7 pounds pale US 2 row
1/2 pound Caramel 20
1/2 pound Caramel 60
1 pound White wheat

0.5 Oz amarillo 60
0.5 Oz Citra/Amarillo blend 45
0.5 Oz Blend 20
0.5 Oz Blend 5

Wyeast American Ale, 1 liter starter

Ferment at 68 for one week.

Rack to one gallon jug with priming sugar, freeze in freezer for 7 hours at 5 Degrees. Decant from slush and bottle.

The fermenter was packed with tropical scents of mango and papaya, and the freeze should concentrate that.

It could be awesome or not, but part of the fun is doing something new right? Give me a PM if you are interested in trying this, and one condition is I would love to get tasting notes from you afterwards! Anyways, Cheers!
 
Interesting...I have a bunch of apfelwine (grape, cranberry, regular apple) all about 7-9 months old so there just getting into there prime.
I would be willing to trade 1 for 1?

Cant see it being concentrated to anything high since you only started with about a 4% pale ale but seems interesting. one question why did you add sugar when freezing?
 
Interesting...I have a bunch of apfelwine (grape, cranberry, regular apple) all about 7-9 months old so there just getting into there prime.
I would be willing to trade 1 for 1?

Cant see it being concentrated to anything high since you only started with about a 4% pale ale but seems interesting. one question why did you add sugar when freezing?
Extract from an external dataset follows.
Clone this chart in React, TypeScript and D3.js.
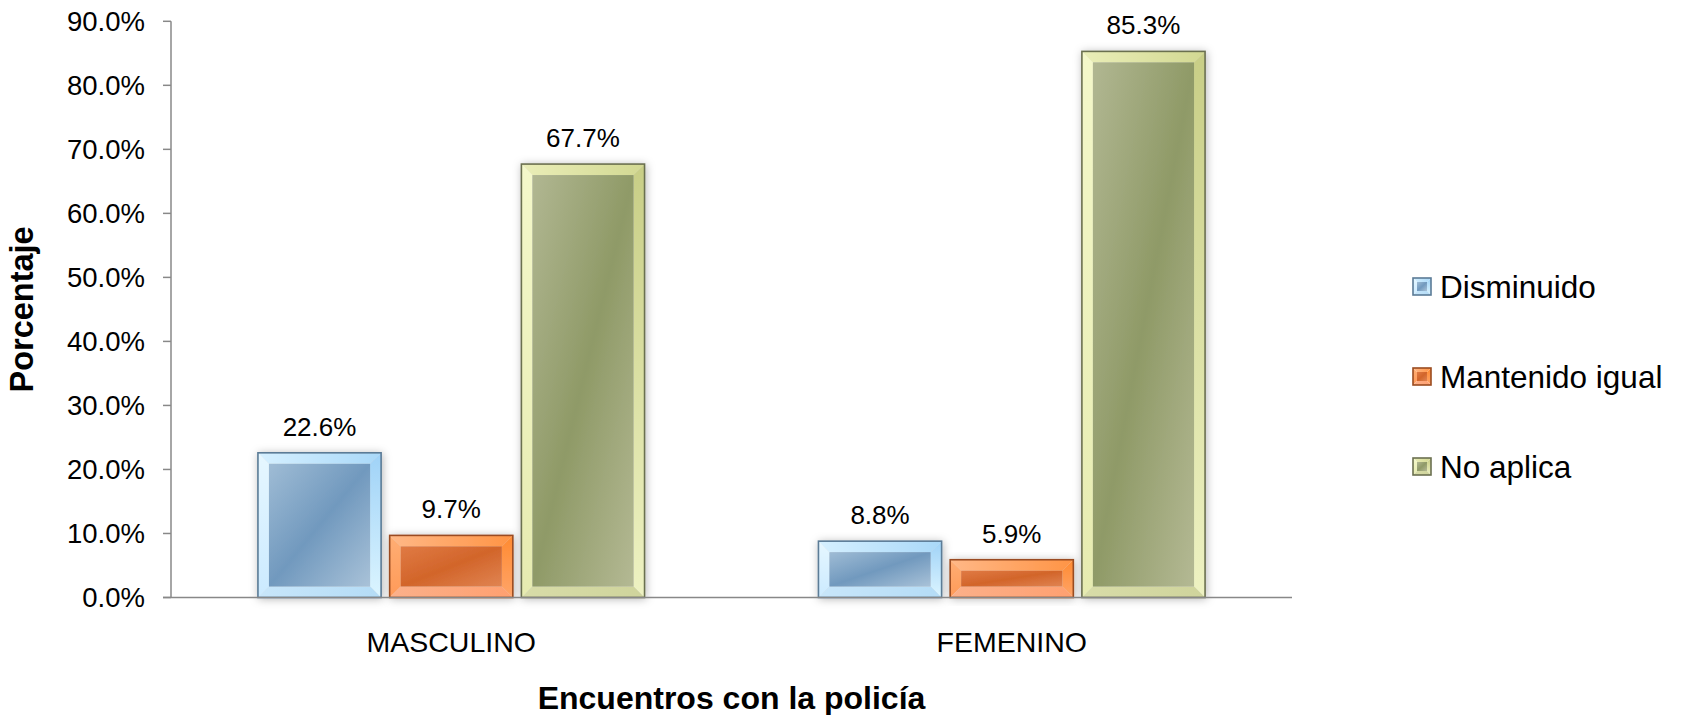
import React from "react";
import * as d3 from "d3";

const categories = ["MASCULINO", "FEMENINO"];
const seriesNames = ["Disminuido", "Mantenido igual", "No aplica"];
const disminuido = [0.226, 0.088];
const mantenido = [0.097, 0.059];
const noAplica = [0.677, 0.853];
const yTicks = [0, 0.1, 0.2, 0.3, 0.4, 0.5, 0.6, 0.7, 0.8, 0.9];
const yTitle = "Porcentaje";
const xTitle = "Encuentros con la policía";

const seriesValues = [disminuido, mantenido, noAplica];

const styles = [
  {
    id: "blue",
    border: "#5b7b96",
    top: ["#d6f0ff", "#a9d8f8"],
    left: ["#e6f7ff", "#cbeaff"],
    right: ["#9fd2f7", "#dcf5ff"],
    bottom: ["#c8e6fa", "#b4dcf6"],
    face: ["#9fbcd5", "#7199be", "#a9c2d8"],
  },
  {
    id: "orange",
    border: "#9a4b20",
    top: ["#ffb887", "#ff9445"],
    left: ["#ffae74", "#ff9a58"],
    right: ["#ff8a30", "#ffa56a"],
    bottom: ["#fbb08a", "#ffa070"],
    face: ["#e07a44", "#d2652a", "#e08452"],
  },
  {
    id: "green",
    border: "#6b7050",
    top: ["#eaeeb8", "#d2d892"],
    left: ["#f4f8ca", "#e6ebb0"],
    right: ["#c8ce86", "#eef2c2"],
    bottom: ["#d8dca8", "#cfd49c"],
    face: ["#b1b792", "#8f9a67", "#b4b994"],
  },
];

const W = 1682;
const H = 715;
const plotLeft = 171;
const plotRight = 1292;
const plotTop = 21.3;
const plotBottom = 597.5;

function BevelBar({ x, y, w, h, s, b, shadow }: any) {
  const bb = Math.min(b, w / 2, h / 2);
  const g = (n: string) => `url(#${s.id}-${n})`;
  const pts = (arr: number[][]) => arr.map((p) => p.join(",")).join(" ");
  return (
    <g filter={shadow ? "url(#barShadow)" : undefined}>
      <polygon
        points={pts([[x, y], [x + w, y], [x + w - bb, y + bb], [x + bb, y + bb]])}
        fill={g("top")}
      />
      <polygon
        points={pts([[x, y], [x + bb, y + bb], [x + bb, y + h - bb], [x, y + h]])}
        fill={g("left")}
      />
      <polygon
        points={pts([[x + w, y], [x + w, y + h], [x + w - bb, y + h - bb], [x + w - bb, y + bb]])}
        fill={g("right")}
      />
      <polygon
        points={pts([[x, y + h], [x + bb, y + h - bb], [x + w - bb, y + h - bb], [x + w, y + h]])}
        fill={g("bottom")}
      />
      <rect x={x + bb} y={y + bb} width={Math.max(0, w - 2 * bb)} height={Math.max(0, h - 2 * bb)} fill={g("face")} />
      <rect x={x} y={y} width={w} height={h} fill="none" stroke={s.border} strokeWidth={1.6} />
    </g>
  );
}

export default function App() {
  const y = d3.scaleLinear().domain([0, 0.9]).range([plotBottom, plotTop]);
  const x0 = d3.scaleBand<string>().domain(categories).range([plotLeft, plotRight]).padding(0);
  const x1 = d3
    .scaleBand<string>()
    .domain(seriesNames)
    .range([0, x0.bandwidth()])
    .paddingInner(0.065)
    .paddingOuter(0.66);
  const fmt = d3.format(".1%");
  const font = "Liberation Sans, Arial, sans-serif";
  const legendY = [287, 377, 467];

  return (
    <div style={{ position: "fixed", left: 0, top: 0 }}>
      <svg width={W} height={H} style={{ display: "block", background: "#fff" }} fontFamily={font}>
        <defs>
          <filter id="barShadow" x="-20%" y="-20%" width="140%" height="140%">
            <feDropShadow dx="1" dy="1" stdDeviation="4" floodColor="#000" floodOpacity="0.28" />
          </filter>
          {styles.map((s) => (
            <React.Fragment key={s.id}>
              <linearGradient id={`${s.id}-top`} x1="0" y1="0" x2="1" y2="0">
                <stop offset="0" stopColor={s.top[0]} />
                <stop offset="1" stopColor={s.top[1]} />
              </linearGradient>
              <linearGradient id={`${s.id}-left`} x1="0" y1="0" x2="0" y2="1">
                <stop offset="0" stopColor={s.left[0]} />
                <stop offset="1" stopColor={s.left[1]} />
              </linearGradient>
              <linearGradient id={`${s.id}-right`} x1="0" y1="0" x2="0" y2="1">
                <stop offset="0" stopColor={s.right[0]} />
                <stop offset="1" stopColor={s.right[1]} />
              </linearGradient>
              <linearGradient id={`${s.id}-bottom`} x1="0" y1="0" x2="1" y2="0">
                <stop offset="0" stopColor={s.bottom[0]} />
                <stop offset="1" stopColor={s.bottom[1]} />
              </linearGradient>
              <linearGradient id={`${s.id}-face`} x1="0" y1="0" x2="1" y2="1">
                <stop offset="0" stopColor={s.face[0]} />
                <stop offset="0.5" stopColor={s.face[1]} />
                <stop offset="1" stopColor={s.face[2]} />
              </linearGradient>
            </React.Fragment>
          ))}
        </defs>

        {/* Y axis */}
        <line x1={plotLeft} x2={plotLeft} y1={plotTop} y2={plotBottom} stroke="#888" strokeWidth={1.5} />
        {yTicks.map((t) => (
          <g key={t}>
            <line x1={plotLeft - 8} x2={plotLeft} y1={y(t)} y2={y(t)} stroke="#888" strokeWidth={1.5} />
            <text x={145} y={y(t)} dy="0.35em" textAnchor="end" fontSize={27.5} fill="#000">
              {fmt(t)}
            </text>
          </g>
        ))}

        {/* Bars */}
        {categories.map((c, ci) =>
          seriesNames.map((sn, si) => {
            const v = seriesValues[si][ci];
            const bx = (x0(c) as number) + (x1(sn) as number);
            const by = y(v);
            const bw = x1.bandwidth();
            const bh = y(0) - y(v);
            return (
              <g key={c + sn}>
                <BevelBar x={bx} y={by} w={bw} h={bh} s={styles[si]} b={11} shadow />
                <text x={bx + bw / 2} y={by - 17} textAnchor="middle" fontSize={26} fill="#000">
                  {fmt(v)}
                </text>
              </g>
            );
          })
        )}

        {/* X axis */}
        <line x1={plotLeft - 8} x2={plotRight} y1={plotBottom} y2={plotBottom} stroke="#888" strokeWidth={1.5} />
        {categories.map((c) => (
          <text
            key={c}
            x={(x0(c) as number) + x0.bandwidth() / 2}
            y={652}
            textAnchor="middle"
            fontSize={28.5}
            fill="#000"
          >
            {c}
          </text>
        ))}

        {/* Titles */}
        <text
          x={(plotLeft + plotRight) / 2}
          y={709}
          textAnchor="middle"
          fontSize={32}
          fontWeight="bold"
          fill="#000"
        >
          {xTitle}
        </text>
        <text
          transform={`translate(33, ${(plotTop + plotBottom) / 2}) rotate(-90)`}
          textAnchor="middle"
          fontSize={32.5}
          fontWeight="bold"
          fill="#000"
        >
          {yTitle}
        </text>

        {/* Legend */}
        {seriesNames.map((sn, si) => (
          <g key={sn}>
            <BevelBar x={1413} y={legendY[si] - 9} w={18} h={17} s={styles[si]} b={4} />
            <text x={1440} y={legendY[si]} dy="0.35em" fontSize={31.5} fill="#000">
              {sn}
            </text>
          </g>
        ))}
      </svg>
    </div>
  );
}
I would guess based on the amount of water removed that its somewhere in the range of 6.5 to 7 percent perhaps? I'm not exactly sure how to calculate ABV when it includes removing water content.

The priming sugar was added to the five gallon batch which this got pulled from. Most of the yeast dropped out of suspension in the freezer, but there was enough healthy yeast left to condition the beer, as there is a layer of sediment at the bottom of the bottle. I will send you a PM in a bit :)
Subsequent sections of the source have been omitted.